April 21, 2011; Source: The Biz of Baseball | The very messy divorce of Frank and Jamie McCourt is revealing details about the finances of the Los Angeles Dodgers, owned by the McCourts, that has nearly all observers aghast – and has prompted Major League Baseball to take over the management of the team. Among the details are hundreds of millions of dollars of debt, indications that the McCourts (both of them) took nine figures worth of Dodgers funding for themselves, hired McCourt family members for well-paid, no-show jobs, and much more. The IRS is as interested in the serial financial revelations as are the pair’s undoubtedly salivating divorce lawyers.

Is there a nonprofit or foundation aspect of the story? You betcha!

The California Attorney General is looking at the Dream Foundation of the Dodgers to see how Howard Sunkin, vice president for public affairs of the team, was also paid $400,000 to run the Dream Foundation. Both positions were indicated as full-time. Last week, the vice chair of the Dodgers, Steve Soboroff, revealed that the team quietly repaid Sunkin’s $400,000 salary back to the Foundation, though that hasn’t deterred the AG from taking a look-see.

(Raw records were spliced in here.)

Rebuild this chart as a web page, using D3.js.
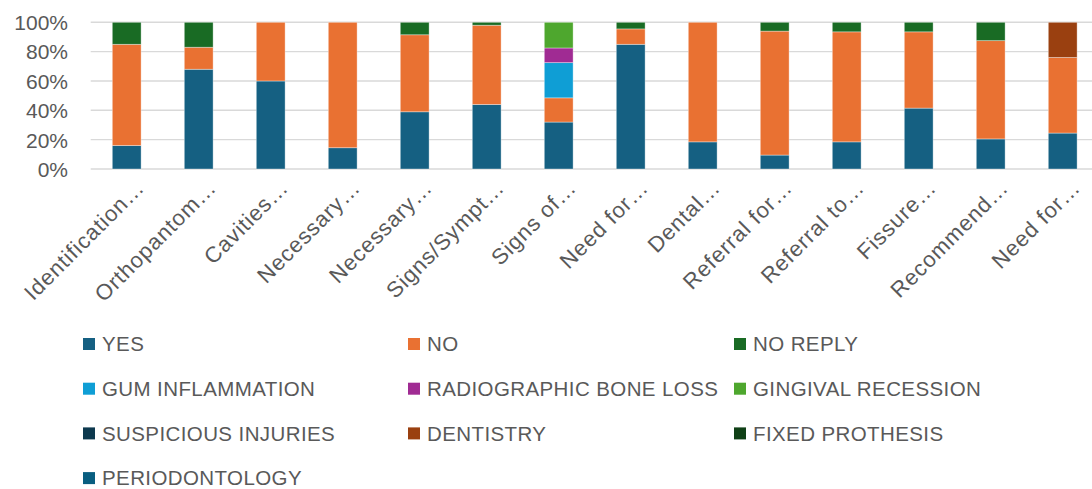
<!DOCTYPE html>
<html><head><meta charset="utf-8">
<script src="https://cdn.jsdelivr.net/npm/d3@7/dist/d3.min.js"></script>
<style>html,body{margin:0;padding:0;background:#fff;}svg{display:block;}</style>
</head><body><svg id="c" width="1092" height="489"></svg>
<script>
const categories = ["Identification…","Orthopantom…","Cavities…","Necessary…","Necessary…","Signs/Sympt…","Signs of…","Need for…","Dental…","Referral for…","Referral to…","Fissure…","Recommend…","Need for…"];
const seriesNames = ["YES","NO","NO REPLY","GUM INFLAMMATION","RADIOGRAPHIC BONE LOSS","GINGIVAL RECESSION","SUSPICIOUS INJURIES","DENTISTRY","FIXED PROTHESIS","PERIODONTOLOGY"];
const seriesColors = ["#156082","#E97132","#196B24","#0F9ED5","#A02B93","#4EA72E","#0D394E","#9A4010","#0F4016","#095E80"];
const yes       = [16, 68, 60, 14.5, 39, 44, 32, 85, 18.5, 9.5, 18.5, 41.5, 20.5, 24.5];
const no        = [69, 15, 40, 85.5, 52.5, 54, 16.5, 10.5, 81.5, 84.5, 75, 52, 67, 51.5];
const noReply   = [15, 17, 0, 0, 8.5, 2, 0, 4.5, 0, 6, 6.5, 6.5, 12.5, 0];
const gumInflam = [0, 0, 0, 0, 0, 0, 24, 0, 0, 0, 0, 0, 0, 0];
const radBone   = [0, 0, 0, 0, 0, 0, 10, 0, 0, 0, 0, 0, 0, 0];
const gingRec   = [0, 0, 0, 0, 0, 0, 17.5, 0, 0, 0, 0, 0, 0, 0];
const suspInj   = [0, 0, 0, 0, 0, 0, 0, 0, 0, 0, 0, 0, 0, 0];
const dentistry = [0, 0, 0, 0, 0, 0, 0, 0, 0, 0, 0, 0, 0, 24];
const fixedPro  = [0, 0, 0, 0, 0, 0, 0, 0, 0, 0, 0, 0, 0, 0];
const perio     = [0, 0, 0, 0, 0, 0, 0, 0, 0, 0, 0, 0, 0, 0];
const yTicks = [0, 0.2, 0.4, 0.6, 0.8, 1.0];
const yTickLabels = ["0%","20%","40%","60%","80%","100%"];

const seriesValues = [yes,no,noReply,gumInflam,radBone,gingRec,suspInj,dentistry,fixedPro,perio];
const rows = categories.map((c,i)=>{const r={idx:i}; seriesNames.forEach((s,j)=>r[s]=seriesValues[j][i]); return r;});

const svg = d3.select("#c");
const font = "'Liberation Sans', Arial, sans-serif";
const gray = "#595959";
const pLeft = 90.7, pRight = 1098.7, pTop = 22.3, pBottom = 169;

const x = d3.scaleBand().domain(categories.map((c,i)=>i)).range([pLeft,pRight]).paddingInner(0.6).paddingOuter(0.3);
const y = d3.scaleLinear().domain([0,1]).range([pBottom, pTop]);
const color = d3.scaleOrdinal().domain(seriesNames).range(seriesColors);

// gridlines
svg.append("g").selectAll("line").data(yTicks).join("line")
  .attr("x1", pLeft).attr("x2", 1092).attr("y1", d=>y(d)).attr("y2", d=>y(d))
  .attr("stroke", "#d9d9d9").attr("stroke-width", 1.4);

// y axis labels
const yAxis = d3.axisLeft(y).tickValues(yTicks).tickFormat((d,i)=>yTickLabels[i]).tickSize(0).tickPadding(0);
const gy = svg.append("g").attr("transform", `translate(68,0)`).call(yAxis);
gy.select(".domain").remove();
gy.selectAll("text").attr("font-family", font).attr("font-size", 21).attr("fill", gray).attr("dy","0.35em");

// bars
const stack = d3.stack().keys(seriesNames).offset(d3.stackOffsetExpand);
const layers = stack(rows);
svg.append("g").selectAll("g").data(layers).join("g")
  .attr("fill", d=>color(d.key))
  .selectAll("rect").data(d=>d.filter(p=>p[1]-p[0]>0)).join("rect")
  .attr("x", d=>x(d.data.idx)).attr("width", x.bandwidth())
  .attr("y", d=>y(d[1])).attr("height", d=>y(d[0])-y(d[1]))
  .attr("stroke", "#ffffff").attr("stroke-opacity", 0.45).attr("stroke-width", 0.8);

// x labels
const xAxis = d3.axisBottom(x).tickFormat(i=>categories[i]).tickSize(0).tickPadding(0);
const gx = svg.append("g").attr("transform", `translate(0,${pBottom})`).call(xAxis);
gx.select(".domain").remove();
gx.selectAll(".tick text")
  .attr("font-family", font).attr("font-size", 22).attr("letter-spacing", "0.9px").attr("fill", gray)
  .attr("text-anchor", "end").attr("dy", 0).attr("y", 0)
  .attr("transform", "translate(19,20) rotate(-45)");

// legend
const cols = [83, 408, 734];
const lg = svg.append("g");
seriesNames.forEach((s,i)=>{
  const cx = cols[i%3], cy = 344 + Math.floor(i/3)*44.7;
  lg.append("rect").attr("x", cx).attr("y", cy-6).attr("width", 12).attr("height", 12).attr("fill", color(s));
  lg.append("text").attr("x", cx+19).attr("y", cy).attr("dy","0.35em")
    .attr("font-family", font).attr("font-size", 20.5).attr("letter-spacing", "0.4px").attr("fill", gray).text(s);
});
</script></body></html>
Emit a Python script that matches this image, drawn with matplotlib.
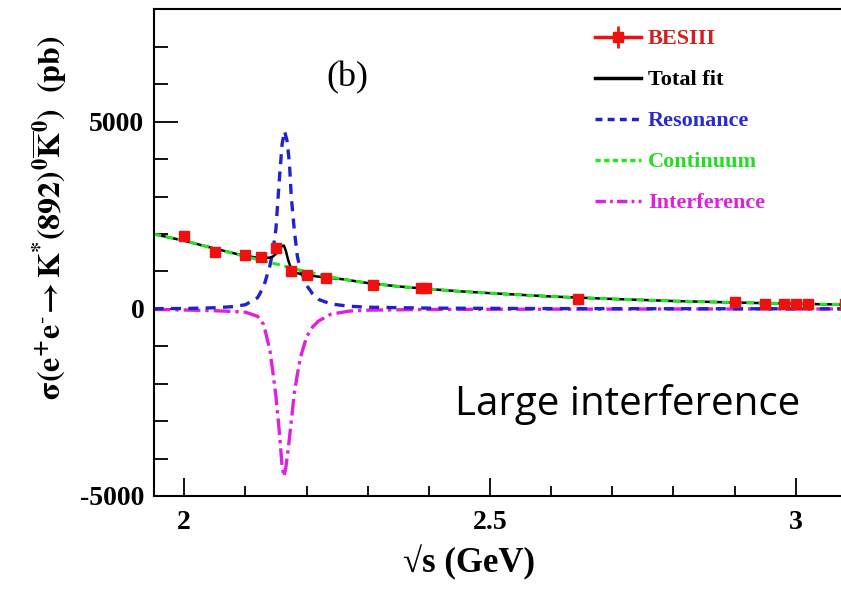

Taken on its own, Sunkin’s $400,000 was one-fourth of the foundation’s entire $1.6 million budget in 2007. Reimbursing the foundation might have been Soboroff’s first big action as vice chairman, assuming that the MLB takeover doesn’t force him and his colleagues out, since one of Soboroff’s charges is "strengthening ties to the region’s community and philanthropic organizations." This is something he ought to have been well suited for as a former aide to former Los Angeles mayor and philanthropist Richard Riordan and current board chairman of the Weingart Foundation www.weingartfnd.org.

Soboroff was quoted as saying, "Philanthropically, the Dodgers can leverage this incredible brand to help people all over Los Angeles. They’ve been doing a good job. Now they’ve had a hiccup, and now we’re going to look forward and just start and not have any more hiccups."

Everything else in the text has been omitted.